Fundamentals not headlines ultimately drive financial markets. Although it is always tempting to listen to the news, successful investing depends (perhaps more than ever) on a dispassionate review of fundamentals. We’ve attempted to sift through the current noise to highlight what we think is important and not, and summarized them as “The Three Ps” of politics, profits, and probabilities.

Politics: ignore it.
Politics is about what should be. Investing is about what is. At RBA, we invest based on what “is.” Our sole goal is to invest successfully for our clients, and not to advocate a particular political position.

One might have liked President Obama or not, but there was a major bull market during his two terms. One may like President Trump or not, but the bull market is continuing. If one structured portfolios based on one’s views of what should be, one has missed all or part of the 8+ year bull market. Period. End of story.

We pointed out last month that the recent performance of the South Korean stock market is glaring evidence of how listening to politicians can obscure potentially exciting investment opportunities. Although politicians have focused on the geopolitical risks associated with North Korea, the stock markets have focused on the fundamentals of South Korea. The South Korean stock market is up more than 25% year-to-date (in USD terms) and roughly tripled the return of the US stock market! (see Chart 1)

There may indeed be geopolitical risks associated with North Korea, but investors need to remember that fundamentals and not politicians’ desires to alter geopolitics ultimately drive stock markets.

Source: Bloomberg L.P. For Index descriptors, see “Index Descriptions” at end of document.
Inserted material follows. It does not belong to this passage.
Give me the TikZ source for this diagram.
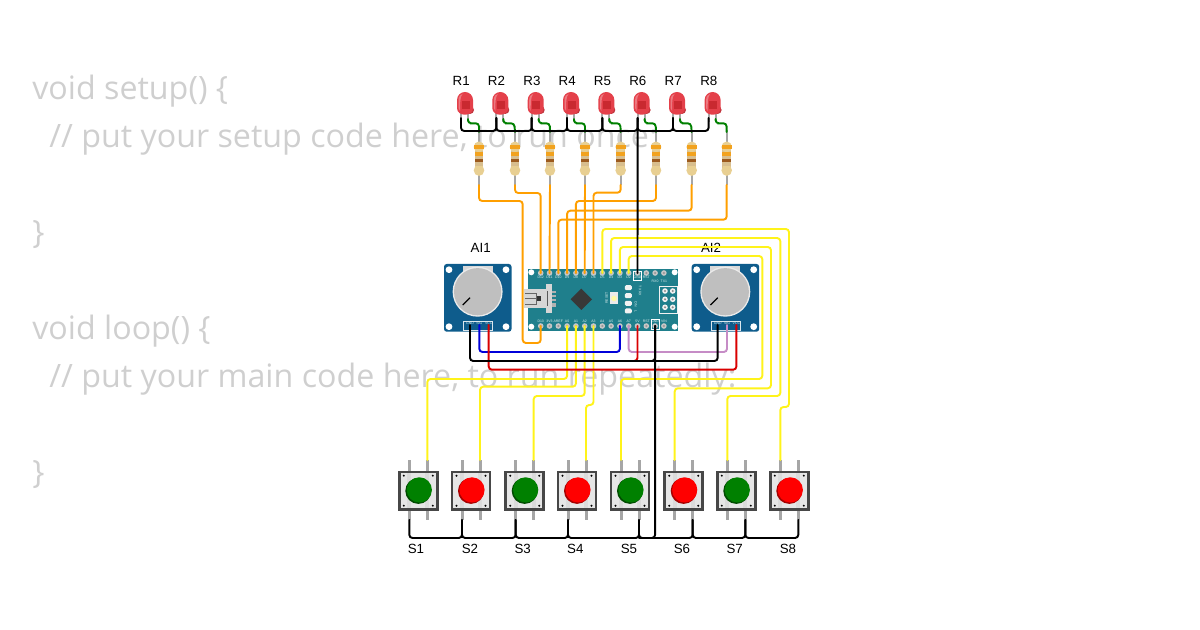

Profits: crucially important
Perhaps the primary distinction between RBA’s investment process and those of other firms is that RBA focuses on profit cycles and not economic cycles. That is a subtle, but extraordinarily important, difference because history shows the financial markets watch profit cycles whereas most investors follow economic cycles.

Profit cycles are more important than economic cycles because profits, and not GDP, are the heart of equity investing. When one is a partial owner of a company, as one would be when holding the stock of a company, then one’s sole concern is the profitability of their company and not the economic output of the entire country.

Our groundbreaking research in the early 1990s1 demonstrated that profit cycles were the essential factor behind size, style, sector, country, and asset rotation. RBA’s investment process today combines profits, liquidity, and sentiment based partly on this time- tested research.

Most investors focus on economic cycles and, as a result, can miss significant investment opportunities. There have been two dramatic examples just in the last five years or so:

1. It has been popular to suggest that the Fed’s immense liquidity injection into the US economy is the only reason the US stock market has appreciated. Investors see a strong bull market with US tepid real GDP growth of roughly 2% and conclude that the bull market must be highly speculative. However, these observers are missing that corporate profits became the largest portion of US GDP in history during the bull market (see Chart 2).

The bull market can more easily be explained if one examines profit cycles. The combination of record central bank liquidity and profits becoming the largest proportion of GDP better explains the bull market, and suggests the market is not as speculative as many believed.

2. It was consensus after the last recession that emerging markets were “growth” stock markets. Investors saw GDP growth that was 2-4 times the growth rate of the US economy. Yet, emerging market stocks underperformed US stocks for the next 5 years. That underperformance is easily explained if one considers profit cycles instead of economic cycles. The emerging markets’ profits growth was among the worst in the world (see chart 3).

When it comes to macro fundamentals, it may be critically important to ignore economic cycles and strongly concentrate on profit cycles.